→ **EXERCISE OBJECTIVE**:
Set down exactly, please, each line from the one containing "What React, TypeScript" through the one containing "production level of", both lines included, and no other line.

Records with drawing code
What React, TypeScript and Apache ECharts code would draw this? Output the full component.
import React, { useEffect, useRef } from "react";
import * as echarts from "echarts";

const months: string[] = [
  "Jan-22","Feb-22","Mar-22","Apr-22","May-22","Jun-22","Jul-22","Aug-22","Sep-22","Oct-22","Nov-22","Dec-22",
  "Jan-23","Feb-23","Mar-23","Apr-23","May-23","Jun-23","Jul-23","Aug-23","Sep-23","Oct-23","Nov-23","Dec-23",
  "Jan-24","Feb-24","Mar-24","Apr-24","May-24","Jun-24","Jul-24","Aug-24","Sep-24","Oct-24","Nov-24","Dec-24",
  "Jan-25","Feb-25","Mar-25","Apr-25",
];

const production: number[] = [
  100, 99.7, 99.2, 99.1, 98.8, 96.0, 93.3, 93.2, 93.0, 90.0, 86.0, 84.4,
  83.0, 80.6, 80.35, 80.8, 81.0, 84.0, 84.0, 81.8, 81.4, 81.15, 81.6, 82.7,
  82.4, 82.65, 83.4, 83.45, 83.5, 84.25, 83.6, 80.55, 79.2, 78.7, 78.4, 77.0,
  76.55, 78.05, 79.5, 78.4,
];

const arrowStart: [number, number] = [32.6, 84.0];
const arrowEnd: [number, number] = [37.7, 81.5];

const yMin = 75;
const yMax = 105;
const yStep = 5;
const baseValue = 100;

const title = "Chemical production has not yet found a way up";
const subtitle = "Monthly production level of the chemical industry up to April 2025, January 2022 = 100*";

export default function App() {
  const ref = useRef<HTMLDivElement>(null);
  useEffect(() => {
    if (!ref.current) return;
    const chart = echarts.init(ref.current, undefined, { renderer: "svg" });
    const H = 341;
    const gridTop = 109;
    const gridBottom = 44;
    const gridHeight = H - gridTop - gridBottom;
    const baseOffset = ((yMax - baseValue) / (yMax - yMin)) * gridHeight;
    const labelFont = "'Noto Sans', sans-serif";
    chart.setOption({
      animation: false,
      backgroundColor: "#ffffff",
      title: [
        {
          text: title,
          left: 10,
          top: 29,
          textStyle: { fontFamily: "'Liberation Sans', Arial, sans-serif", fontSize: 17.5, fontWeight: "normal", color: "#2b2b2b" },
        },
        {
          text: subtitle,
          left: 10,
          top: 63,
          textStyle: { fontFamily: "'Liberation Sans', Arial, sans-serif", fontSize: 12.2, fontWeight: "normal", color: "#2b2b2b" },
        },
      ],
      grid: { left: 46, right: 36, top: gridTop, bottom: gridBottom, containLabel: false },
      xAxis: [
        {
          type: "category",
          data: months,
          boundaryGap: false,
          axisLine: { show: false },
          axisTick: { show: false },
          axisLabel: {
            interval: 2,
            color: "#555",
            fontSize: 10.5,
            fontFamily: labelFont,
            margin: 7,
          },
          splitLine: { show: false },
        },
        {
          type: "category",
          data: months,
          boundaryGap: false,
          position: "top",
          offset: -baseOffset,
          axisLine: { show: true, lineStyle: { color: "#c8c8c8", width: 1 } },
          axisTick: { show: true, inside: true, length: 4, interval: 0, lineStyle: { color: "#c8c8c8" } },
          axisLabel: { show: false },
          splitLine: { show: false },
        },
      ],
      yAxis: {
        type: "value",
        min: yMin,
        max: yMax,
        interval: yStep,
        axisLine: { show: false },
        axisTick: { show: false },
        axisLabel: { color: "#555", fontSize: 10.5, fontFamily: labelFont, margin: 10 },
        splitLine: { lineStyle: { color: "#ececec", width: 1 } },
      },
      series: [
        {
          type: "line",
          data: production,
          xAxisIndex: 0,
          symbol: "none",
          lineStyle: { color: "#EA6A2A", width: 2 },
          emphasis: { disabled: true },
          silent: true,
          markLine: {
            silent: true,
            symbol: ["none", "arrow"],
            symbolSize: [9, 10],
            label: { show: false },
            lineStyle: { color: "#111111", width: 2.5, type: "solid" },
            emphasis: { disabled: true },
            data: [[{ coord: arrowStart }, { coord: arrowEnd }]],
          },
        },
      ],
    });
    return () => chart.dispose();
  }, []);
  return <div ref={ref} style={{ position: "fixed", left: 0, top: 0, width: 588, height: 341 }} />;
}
--
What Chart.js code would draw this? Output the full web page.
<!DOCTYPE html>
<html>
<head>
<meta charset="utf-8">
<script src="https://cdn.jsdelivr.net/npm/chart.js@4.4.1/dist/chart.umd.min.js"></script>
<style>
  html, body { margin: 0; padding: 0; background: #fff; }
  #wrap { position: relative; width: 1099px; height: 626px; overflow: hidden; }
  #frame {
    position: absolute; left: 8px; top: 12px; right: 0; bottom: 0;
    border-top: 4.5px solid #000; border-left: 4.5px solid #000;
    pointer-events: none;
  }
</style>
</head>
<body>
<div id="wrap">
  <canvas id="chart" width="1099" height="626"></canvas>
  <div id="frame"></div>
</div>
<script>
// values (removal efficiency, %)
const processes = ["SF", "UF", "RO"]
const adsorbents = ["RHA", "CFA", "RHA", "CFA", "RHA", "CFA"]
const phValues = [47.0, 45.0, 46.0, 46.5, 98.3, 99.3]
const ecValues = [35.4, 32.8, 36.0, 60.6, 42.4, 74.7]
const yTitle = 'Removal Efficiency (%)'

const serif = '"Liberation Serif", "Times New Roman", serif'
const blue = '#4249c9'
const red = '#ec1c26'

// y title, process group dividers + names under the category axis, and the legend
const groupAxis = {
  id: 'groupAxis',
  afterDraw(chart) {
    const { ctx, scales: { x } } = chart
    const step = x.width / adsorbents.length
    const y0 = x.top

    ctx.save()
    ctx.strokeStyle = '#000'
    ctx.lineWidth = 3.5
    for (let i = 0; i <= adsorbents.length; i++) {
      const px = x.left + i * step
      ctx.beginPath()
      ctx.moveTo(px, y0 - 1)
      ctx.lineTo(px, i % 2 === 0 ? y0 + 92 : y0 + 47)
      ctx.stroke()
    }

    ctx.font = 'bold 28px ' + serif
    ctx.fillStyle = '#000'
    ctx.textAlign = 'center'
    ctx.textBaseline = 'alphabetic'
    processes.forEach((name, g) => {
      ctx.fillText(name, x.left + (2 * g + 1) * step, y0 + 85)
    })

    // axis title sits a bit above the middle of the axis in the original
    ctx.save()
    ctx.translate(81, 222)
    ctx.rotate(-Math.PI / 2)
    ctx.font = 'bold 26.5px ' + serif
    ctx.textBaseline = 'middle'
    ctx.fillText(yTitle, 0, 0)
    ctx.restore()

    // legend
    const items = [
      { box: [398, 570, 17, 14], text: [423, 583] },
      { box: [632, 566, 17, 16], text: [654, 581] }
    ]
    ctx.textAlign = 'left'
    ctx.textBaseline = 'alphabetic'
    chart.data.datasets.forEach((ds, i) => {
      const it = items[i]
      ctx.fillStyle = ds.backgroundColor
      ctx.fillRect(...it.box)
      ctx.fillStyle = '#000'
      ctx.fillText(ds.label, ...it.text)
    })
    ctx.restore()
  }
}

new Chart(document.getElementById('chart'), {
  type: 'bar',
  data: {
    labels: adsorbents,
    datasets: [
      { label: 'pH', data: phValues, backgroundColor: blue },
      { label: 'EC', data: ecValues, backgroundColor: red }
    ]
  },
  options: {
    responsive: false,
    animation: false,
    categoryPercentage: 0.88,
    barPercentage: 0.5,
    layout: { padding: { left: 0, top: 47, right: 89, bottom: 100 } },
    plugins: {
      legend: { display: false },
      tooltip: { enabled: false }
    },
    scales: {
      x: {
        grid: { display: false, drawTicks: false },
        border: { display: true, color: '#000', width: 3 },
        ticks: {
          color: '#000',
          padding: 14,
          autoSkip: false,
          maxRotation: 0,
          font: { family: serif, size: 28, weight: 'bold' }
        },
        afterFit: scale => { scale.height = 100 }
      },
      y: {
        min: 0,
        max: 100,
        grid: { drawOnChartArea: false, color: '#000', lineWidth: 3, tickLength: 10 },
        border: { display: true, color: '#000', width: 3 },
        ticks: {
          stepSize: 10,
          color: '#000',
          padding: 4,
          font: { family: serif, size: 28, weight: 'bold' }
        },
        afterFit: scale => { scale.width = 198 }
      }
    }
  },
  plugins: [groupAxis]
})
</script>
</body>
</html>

→ **EXERCISE ANSWER**:
What React, TypeScript and Apache ECharts code would draw this? Output the full component.
import React, { useEffect, useRef } from "react";
import * as echarts from "echarts";

const months: string[] = [
  "Jan-22","Feb-22","Mar-22","Apr-22","May-22","Jun-22","Jul-22","Aug-22","Sep-22","Oct-22","Nov-22","Dec-22",
  "Jan-23","Feb-23","Mar-23","Apr-23","May-23","Jun-23","Jul-23","Aug-23","Sep-23","Oct-23","Nov-23","Dec-23",
  "Jan-24","Feb-24","Mar-24","Apr-24","May-24","Jun-24","Jul-24","Aug-24","Sep-24","Oct-24","Nov-24","Dec-24",
  "Jan-25","Feb-25","Mar-25","Apr-25",
];

const production: number[] = [
  100, 99.7, 99.2, 99.1, 98.8, 96.0, 93.3, 93.2, 93.0, 90.0, 86.0, 84.4,
  83.0, 80.6, 80.35, 80.8, 81.0, 84.0, 84.0, 81.8, 81.4, 81.15, 81.6, 82.7,
  82.4, 82.65, 83.4, 83.45, 83.5, 84.25, 83.6, 80.55, 79.2, 78.7, 78.4, 77.0,
  76.55, 78.05, 79.5, 78.4,
];

const arrowStart: [number, number] = [32.6, 84.0];
const arrowEnd: [number, number] = [37.7, 81.5];

const yMin = 75;
const yMax = 105;
const yStep = 5;
const baseValue = 100;

const title = "Chemical production has not yet found a way up";
const subtitle = "Monthly production level of the chemical industry up to April 2025, January 2022 = 100*";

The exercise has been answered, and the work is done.